We then use the probability distribution for the number of aftershocks, P(N), to compute the forecast. The probability of at least one aftershock in the given magnitude range and time period is the complement of the probability of zero aftershocks, so prob(N≥1)=1-P(0). The likely number of aftershocks is given as the 95% confidence range, Nmin to Nmax, where prob(NNmin)≈0.025 and prob(NNmax)≈0.975 (the equalities are approximate due to the inherent discreteness of the P(N) distribution).

### Sequence-Specific Model Parameters

The sequence-specific model parameters are computed from the aftershocks that have been observed up to the time of the forecast. Usually, we retain the generic values of b, p, and c, and determine a sequence-specific value for just for the productivity a-value. It has been shown that fitting more than one parameter for a single sequence can be unstable (Llenos and Michael, 2017). For sequences with an unusually high or low rate of decay with time, we may also fit a sequence-specific p-value.

We determine the a-value (and possibly the p-value) by finding the value that maximizes the likelihood, L, of observing the actual aftershocks given the model and parameter values. We use the likelihood equation given by Ogata (1983). We find the likelihood for the discretized values of a, L(a). The likelihood scales with the probability that the parameter values are correct, so we can use the likelihood to define the sequence-specific probability distribution function for the a-value,

Equation 3: $$\text{P}_{seq-spec}(\text{a}) = \frac{L(\text{a})}{(\sum_i\text{L}(\text{a}i))}$$. The probability distribution for the number of aftershocks, P(N), and the forecast can then be computed using the same procedures as for the generic model, using Pseq-spec(a) instead of Pgeneric(a).

Using the sequence-specific parameters usually reduces the uncertainty of the forecast, compared to the generic parameters, because it ignores the observed variability of prior sequences.

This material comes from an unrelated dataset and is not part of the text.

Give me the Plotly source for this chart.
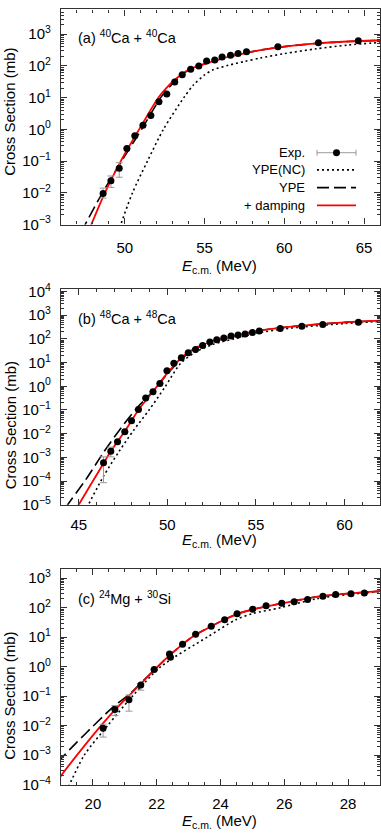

Because it neglects this variability, it is possible that the sequence-specific parameters may reduce the uncertainty too much. This problem is addressed by the Bayesian model parameters, which are generally preferred over the sequence-specific parameters.

### Bayesian Model Parameters

The Bayesian model updates the generic parameters using the observed aftershock sequence up to the time of the forecast. The generic probability distribution function for the a-value, Pgeneric(a), is used as the Bayesian prior. Following Bayes’ theorem, the prior is multiplied by the likelihood of observing the data given the parameter values to compute the posterior distribution, in this case PBayes(a) = Pgeneric(a)* L(a), normalized such that the total probability is 1. The probability distribution for the number of aftershocks, P(N), and the forecast are computed using the same procedure as for the generic model, using PBayes(a) instead of Pgeneric(a). The Bayesian model only differs from the generic model when the observations force it to. Therefore, the Bayesian model resembles the generic model early in the sequence, and transitions to resembling the sequence-specific model later in the sequence. An example of Bayesian updating of productivity parameter (a-value) for the 2010 Mw 8.8 Maule, Chile, earthquake. Immediately following the earthquake, the SZ-GENERIC region-specific a-value distribution can be used. As the aftershock sequence progresses and additional data are collected, this distribution can be treated as a prior distribution and updated using Bayes’ rule. Posterior distributions at subsequent time intervals are shown. Figure from Page et al. (2016).

## References

• García, D., D. J. Wald, and M. G. Hearne (2012). A global earthquake discrimination scheme to optimize ground-motion prediction equation selection, Bulletin of the Seismological Society of America, vol. 102, pp. 185–203.
• Hardebeck J.L, A.L. Llenos, A.J. Michael, M.T. Page and N. van der Elst. (2018). Updated California Aftershock Parameters, Seismological Research Letters, vol. 90, pp. 262-270.
• Llenos, A. L., and A. J. Michael (2017). Forecasting the (un)productivity of the 2014 M 6.0 South Napa aftershock sequence, Seismological Research Letters, vol. 88, pp. 1241-1251.
• Ogata, Y. (1983). Estimation of the parameters in the modified Omori formula for aftershock frequencies by the maximum likelihood procedure, Journal of Physics of the Earth, vol. 31(2), pp. 115-124.
• Page, M. T., N. Van Der Elst, J. Hardebeck, K. Felzer, and A. J. Michael (2016). Three ingredients for improved global aftershock forecasts: Tectonic region, time-dependent catalog incompleteness, and intersequence variability, Bulletin of the Seismological Society of America, vol. 106, pp. 2290-2301.
• Reasenberg, P. A., and L. M. Jones (1989). Earthquake hazard after a mainshock in California, Science, vol. 243, pp. 1173–1176.
• Reasenberg, P. A., and L. M. Jones (1994). Earthquake aftershocks: update, Science, vol. 265, pp. 1251-1253.